A letter to my white friends
You come to me as an expert on sports, but I am also an expert on being black
To my white friends:
You all know me as the sports guy. When you have questions about who to start in your fantasy lineup, or what trade rumors are floating around the NBA, or who is good in the upcoming draft class, you come to me for answers — and I happily oblige.
Drop David Johnson, the Arizona Cardinals just benched him. Word on the street is the Brooklyn Nets are trying to land a third star to pair with Kevin Durant and Kyrie Irving. Obi Toppin projects to be a really good small-ball center.
Conscious of the fact that I have spent countless hours mulling over the ins and outs of the sports world — watching tape, reading news stories, researching players — you trust my judgment when I tell you what’s going on. You figure that because I live and breathe the NFL and NBA, you’re better served deferring to my judgment. You value my opinion. You accept what I tell you, and you act on it. You put Kenyan Drake in your starting lineup. And you’re right to do so, dude is a beast.
But sports is not the only subject on which you should consider my expertise.
You see, I have this vest. It was given to me at birth, passed down from generation to generation. It constantly weighs me down. It puts a perpetual target on my back. I cannot take it off, even if I wanted to. I’ve grown stronger because of it, but I will likely never have the opportunity to display the true limits of that strength, because the vest will always be part of me. But in spite of its many drawbacks, I’ve come to love this vest. It isn’t what defines me, but it is deeply attached to the core of my concept of identity.
This vest is what it means to be black in America.
You think I spend a lot of time studying sports? I spend every waking moment of my existence studying what it is to be black in this country — I’m forced to, as is every African American. That melanin ain’t going anywhere. I know what it is to be profiled. Stigmatized. Slurred. Targeted. Hunted.
And I let it be known. It doesn’t take too much time in the same room with me to realize that I’m not the silent type. In person, on social media, through my content, I am vocal about these issues.
Four hundred years of slavery and another 100 years of segregation can’t be compensated for with 50 years of so-called freedom. The criminal justice system is fundamentally biased against black people. Police brutality is one of the biggest issues facing black American men today.

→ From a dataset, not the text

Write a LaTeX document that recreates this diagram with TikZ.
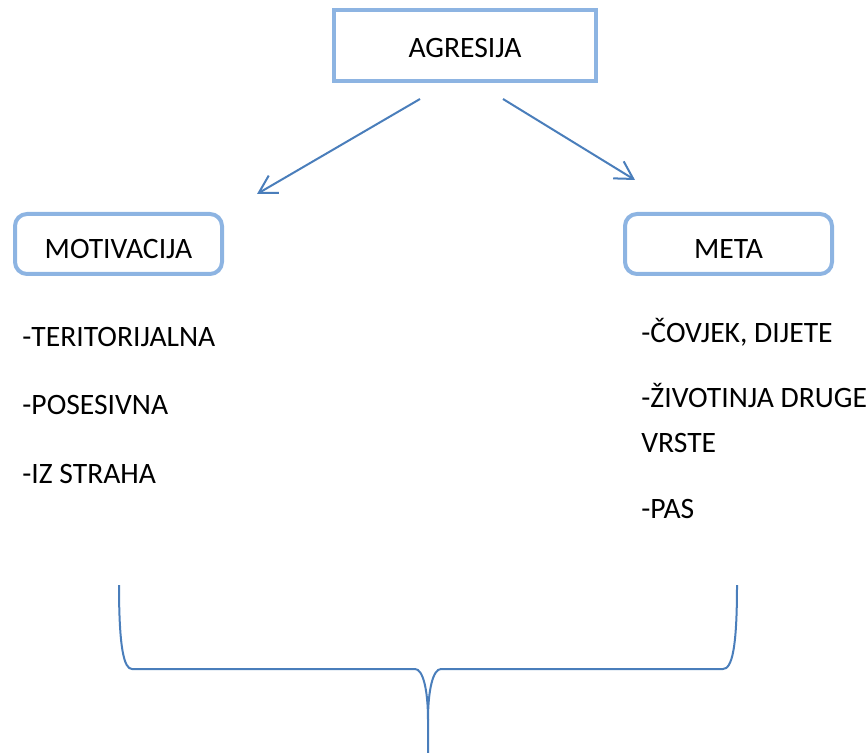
\documentclass[tikz,border=0pt]{standalone}
\usepackage{fontspec}
\setmainfont{Carlito}
\usetikzlibrary{arrows.meta}
\definecolor{boxblue}{RGB}{141,180,226}
\definecolor{lineblue}{RGB}{74,126,187}
\tikzset{
  headbox/.style={draw=boxblue, line width=2pt, minimum width=131pt, minimum height=35.5pt,
    text height=12.3pt, text depth=0pt},
  subbox/.style={draw=boxblue, line width=2pt, rounded corners=6pt, minimum width=103.5pt,
    minimum height=30pt, text height=14.3pt, text depth=0pt},
  item/.style={anchor=base west, inner sep=0pt},
  arr/.style={lineblue, line width=1pt, -{Straight Barb[length=8.7pt,width=10pt]}},
  brace/.style={lineblue, line width=1pt}
}

\begin{document}
\begin{tikzpicture}[x=0.5pt, y=-0.5pt, every node/.style={font=\fontsize{14.8}{22}\selectfont}]
    \useasboundingbox (0,0) rectangle (867,753);
    \node[headbox] (agresija) at (465,45.5) {AGRESIJA};
    \node[subbox] (motivacija) at (118.5,244) {MOTIVACIJA};
    \node[subbox] (meta) at (728.5,244) {META};

    \coordinate (agrL) at (420,99);
    \coordinate (agrR) at (503,99);
    \coordinate (motT) at (257,194);
    \coordinate (metT) at (635,180);
    \draw[arr] (agrL) -- (motT);
    \draw[arr] (agrR) -- (metT);

    % motivacija
    \node[item] (ter) at (22,347) {-TERITORIJALNA};
    \node[item] (pos) at (22,415) {-POSESIVNA};
    \node[item] (str) at (22,483) {-IZ STRAHA};

    % meta
    \node[item] (cov) at (641,343) {-ČOVJEK, DIJETE};
    \node[item] (ziv) at (641,408) {-ŽIVOTINJA DRUGE};
    \node[item] (vrs) at (641,452) {VRSTE};
    \node[item] (pas) at (641,518) {-PAS};

    % zagrada
    \draw[brace] (119,585) .. controls (119,648) and (124,669) .. (132,669)
      -- (415,669) .. controls (423,669) and (428,690) .. (428,720) -- (428,753);
    \draw[brace] (737,585) .. controls (737,648) and (732,669) .. (723,669)
      -- (441,669) .. controls (433,669) and (428,690) .. (428,720);
  \end{tikzpicture}
\end{document}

As a person who is continually living the black experience, I try to offer answers. What is frustrating to me, however, is that when it comes to this area of expertise, my opinions tend to fall on deaf ears. Rarely is there action on my behalf, on behalf of every soul facing these issues. Why, I do not know. Maybe it’s peer pressure. Maybe it’s because by admitting there is a problem, you are admitting that by not taking action you have been complicit in the problem. Maybe you simply don’t care enough.
Whatever it is, I’m through making excuses for you. We’ve been through too much — laughed together, wept together, fought for each other, became family — for me to accept that you turn your back on me when I need you most.
I don’t stand alone in my pain. There are about 44 million of us experts in this country — and most of us are frustrated beyond words. I don’t condone these riots happening across the country, but all of you who sit in silence have created this monster. We all have our white friends who sidestep these issues. And it is enraging that those who have the audacity to call us friends refuse to stand with us.
In the words of Martin Luther King Jr.:
In the end, we will remember not the words of our enemies, but the silence of our friends.
This isn’t about touchdowns, baskets, home runs or goals. As much as I love sports, there will always be issues bigger than what’s on a scoreboard. This is, quite literally, about life and death. I’m not asking you to understand — you could frankly never understand without having lived your life with that vest. What I’m asking for, demanding, really, is your trust in our expertise. Take the same faith you have in me when it comes to sports, and apply it to my and black America’s judgment when it comes to the issues facing our community. And act on it.
Vocalize your support on social media. Talk with your families, particularly your younger siblings, about racism. Champion black leaders and organizations in your community. Demand justice for the victims of police brutality. Advocate on our behalf in the spaces where we are not and cannot be present. Make it known that you will not tolerate injustice, even when it doesn’t directly affect you.
Or is it going to take me lying on the pavement, murdered in cold blood, to motivate you to care?